Shortly after inspecting the ragtag nature of American troops at the African front in Patton (1970), Generals Omar Bradley and George S. Patton discuss the weakness of American tanks compared to their German counterparts.
"Their tanks are diesels—even when we managed to hit them they kept running," Bradley (Karl Malden) says. "The men call our tanks ‘Purple Heart Boxes.’ One hot piece of shrapnel and the gasoline explodes."
"I warned them about the tanks," Patton (George C. Scott) sniffs. But we never really see the problems with them. We only hear about them. Indeed, in Patton’s first major tank battle, the camera is barely interested in the troops at all. We see some shells exploding and Germans falling like tenpins and some tank movements. But the camera’s focus is generally on Patton himself. The camera zooms in on an oncoming German tank column as he raises binoculars to his eyes, then pushes in on him as the battle begins. We see what he sees. We experience strafing runs from oncoming airplanes as he experiences them.
"Rommel, you magnificent bastard!" Patton cries, his face taking up the full frame as the battle turns into a rout. "I read your book!"
Patton is a movie enamored with the Great Man Theory of history, and George S. was undoubtedly a great man. So we focus on him and his eagle-eyed, God-like view of war: Strategy and tactics matter, not the ant-like individual.
Fury is the opposite. It’s a movie about the men on the field, the ones dying in those Purple Heart Boxes. It’s about the grubby dirtiness of conflict, the blood and guts and sacrifice. Its opening scene is an explicit rejection of the Great Man theory.
Out of the fog we see a tall rider on a beautiful white horse: a German officer. The camera sits still; he saunters toward us. The ruins of American tanks litter the landscape. As this officer finally enters the full of the frame, we start to track. A wild man leaps from the top of a tank, knocking the officer off his steed, and stabbing him repeatedly and gruesomely in the face.
That wild man is Don ‘Wardaddy’ Collier (Brad Pitt). He and his tank-mates—Boyd ‘Bible’ Swan (Shia LaBeouf), Trini ‘Gordo’ Garcia (Michael Peña), and Grady ‘Coon-Ass’ Travis (Jon Bernthal)—are deep in German territory, rolling toward Berlin. They’ve been lucky up to this point: We are told that they have been the only tank crew not to lose a man yet.
But they’ve finally lost one. And now they need a new guy.

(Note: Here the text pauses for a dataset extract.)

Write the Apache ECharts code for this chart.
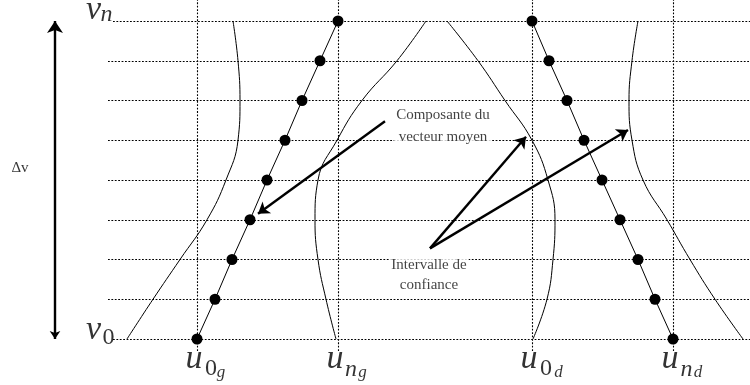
<!DOCTYPE html>
<html><head><meta charset="utf-8">
<script src="https://cdn.jsdelivr.net/npm/echarts@6/dist/echarts.min.js"></script>
<style>html,body{margin:0;padding:0;background:#fff}#c{width:750px;height:385px}</style>
</head><body><div id="c"></div>
<script>
// ---- data (x in schematic units, y = velocity level index 0..8) ----
const levels = [0, 1, 2, 3, 4, 5, 6, 7, 8];
const gridStartX = [113, 108, 108, 108, 108, 108, 108, 108, 113];
const gridEndX = 750;
const uTicks = [197, 338, 532, 673];
const uLabels = [['u', '0', 'g'], ['u', 'n', 'g'], ['u', '0', 'd'], ['u', 'n', 'd']];
const vLabels = [['v', '0'], ['v', 'n']];
const meanLeftX = [197, 215, 232, 250, 267, 285, 302, 320, 338];
const meanRightX = [673, 655, 638, 620, 602, 584, 567, 549, 532];
const ciLeftOuterX = [127, 153, 180, 207, 226, 238, 240, 238, 233];
const ciLeftInnerX = [336, 326, 318, 315, 318, 337, 362, 397, 426];
const ciRightInnerX = [533, 547, 553, 555, 548, 532, 505, 478, 447];
const ciRightOuterX = [743, 715, 690, 667, 643, 632, 629, 632, 638];
const meanArrow = [[385, 5.48], [258, 3.15]];
const ciArrowTail = [430, 2.28];
const ciArrowHeads = [[526, 5.09], [628, 5.26]];
const deltaArrowX = 55;
const textMean = ['Composante du', 'vecteur moyen'];
const textMeanPos = [443, 5.36];
const textCi = ['Intervalle de', 'confiance'];
const textCiPos = [429, 1.61];
const deltaText = 'Δv';
const deltaTextPos = [20, 4.3];

const toPts = (xs) => xs.map((x, i) => [x, levels[i]]);
const BLACK = '#000';
const SERIF = 'Liberation Serif';

function piece(anchor, text, dx, dy, size, italic) {
  return {
    value: anchor,
    label: {
      show: true, position: 'inside', offset: [dx, dy],
      formatter: text, fontSize: size, fontFamily: SERIF,
      fontStyle: italic ? 'italic' : 'normal', color: BLACK
    }
  };
}
const isDigit = (s) => /[0-9]/.test(s);

const mathItems = [];
const subDx = [14, 13, 14, 13.5];
const subSubDx = [24, 24.5, 26.5, 25];
uTicks.forEach((x, i) => {
  const [m, s, ss] = uLabels[i];
  const a = [x, levels[0]];
  mathItems.push(piece(a, m, -3, 20, 34, true));
  mathItems.push(piece(a, s, subDx[i], isDigit(s) ? 30 : 31, 24, !isDigit(s)));
  mathItems.push(piece(a, ss, subSubDx[i], 34, 17, true));
});
// v labels
mathItems.push(piece([gridStartX[1], levels[0]], vLabels[0][0], -14.5, -9, 34, true));
mathItems.push(piece([gridStartX[1], levels[0]], vLabels[0][1], 0.5, -1.5, 24, false));
mathItems.push(piece([gridStartX[1], levels[8]], vLabels[1][0], -14.5, -11, 34, true));
mathItems.push(piece([gridStartX[1], levels[8]], vLabels[1][1], -1.5, -6, 24, true));

const gridLines = levels.map((v, i) => ({ coords: [[gridStartX[i], v], [gridEndX, v]] }));
const vertLines = uTicks.map((x) => ({ coords: [[x, -0.3], [x, 8.6]] }));

function curve(name, xs) {
  return {
    type: 'line', name, data: toPts(xs), smooth: 0.45, symbol: 'none',
    lineStyle: { color: BLACK, width: 1 }, z: 3, silent: true
  };
}
function meanSeries(name, xs) {
  return {
    type: 'line', name, data: toPts(xs), symbol: 'circle', symbolSize: 11,
    showSymbol: true, itemStyle: { color: BLACK }, lineStyle: { color: BLACK, width: 1 },
    z: 5, silent: true
  };
}

const textLabelStyle = {
  show: true, position: 'inside', fontFamily: SERIF, fontSize: 15,
  color: '#111', backgroundColor: '#fff', padding: [0, 2]
};

const option = {
  animation: false,
  grid: { left: 0, right: 0, top: 21, bottom: 46 },
  xAxis: { type: 'value', min: 0, max: 750, show: false },
  yAxis: { type: 'value', min: 0, max: 8, show: false },
  series: [
    {
      type: 'lines', coordinateSystem: 'cartesian2d', data: gridLines, clip: false,
      lineStyle: { color: BLACK, width: 1.1, type: [1.8, 1.6], opacity: 1 }, z: 1, silent: true
    },
    {
      type: 'lines', coordinateSystem: 'cartesian2d', data: vertLines, clip: false,
      lineStyle: { color: BLACK, width: 1.1, type: [1.8, 1.6], opacity: 1 }, z: 1, silent: true
    },
    curve('ciLeftOuter', ciLeftOuterX),
    curve('ciLeftInner', ciLeftInnerX),
    curve('ciRightInner', ciRightInnerX),
    curve('ciRightOuter', ciRightOuterX),
    meanSeries('meanLeft', meanLeftX),
    meanSeries('meanRight', meanRightX),
    {
      type: 'lines', coordinateSystem: 'cartesian2d', clip: false,
      data: [
        { coords: meanArrow },
        { coords: [ciArrowTail, ciArrowHeads[0]] },
        { coords: [ciArrowTail, ciArrowHeads[1]] }
      ],
      symbol: ['none', 'arrow'], symbolSize: [8, 11],
      lineStyle: { color: BLACK, width: 2.4, opacity: 1 }, z: 6, silent: true
    },
    {
      type: 'lines', coordinateSystem: 'cartesian2d', clip: false,
      data: [{ coords: [[deltaArrowX, levels[0]], [deltaArrowX, levels[8]]] }],
      symbol: ['arrow', 'arrow'], symbolSize: [8, 12],
      lineStyle: { color: BLACK, width: 2.4, opacity: 1 }, z: 6, silent: true
    },
    {
      type: 'scatter', symbolSize: 0, z: 10, silent: true,
      data: [
        { value: textMeanPos, label: Object.assign({}, textLabelStyle, { formatter: textMean.join('\n'), lineHeight: 22 }) },
        { value: textCiPos, label: Object.assign({}, textLabelStyle, { formatter: textCi.join('\n'), lineHeight: 20 }) },
        { value: deltaTextPos, label: { show: true, position: 'inside', formatter: deltaText, fontFamily: SERIF, fontSize: 15, color: BLACK } }
      ]
    },
    {
      type: 'scatter', symbolSize: 0, z: 10, silent: true, data: mathItems
    }
  ]
};
const chart = echarts.init(document.getElementById('c'), null, { renderer: 'canvas' });
chart.setOption(option);
</script></body></html>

The newbie is Norman Ellison (Logan Lerman), a fresh face replacing "the best gunner in the army." We see the costs of his inexperience early on: As a column of tanks moves along a German road, he refuses to fire on a young German with a rocket. But the German gets his shot off, hitting the tank in front of Norman’s. The Purple Heart Box explodes. A man on fire clambers out of its turret, putting a bullet in his own head to end the pain.
Fury is one of few movies to show combat from the point of view of a tank crew. It is a hard life. Armor may provide some cover from bullets, but a tank is also a metal box: fire stays inside, blood has nowhere to go. One of the more horrifying moments comes from simple cleanup duty: Norman’s first job is to remove half of a man’s face and sop up several pints of his blood from the floor of the vehicle.
The film’s intensity is its strength. There hasn’t been an American war film this interested in the mind-numbing brutality of war since Saving Private Ryan. It is anti-war in that its heroes are weary and bloody and forced to make hard choices. But it is not anti-American. Writer-director David Ayer does not demonize GIs.
This is not to say that the characters are saints. These are fully realized, battle-hardened men with needs and desires. At times difficult to watch thanks to its unblinking view of the horrors of combat, Fury’s cast keeps the audience rapt even when it wants to look away. Special credit goes to LaBeouf, who turns in a career-best performance as Bible, while Bernthal imbues Coon-Ass with the perfect mix of aggression and vulnerability.
Though unlikely to crack the Oscar conversation, as some predicted earlier in the year, Fury is a well crafted, incredibly taut war film, one that sets aside the Great Man Theory of war and instead focuses on war-fighting men.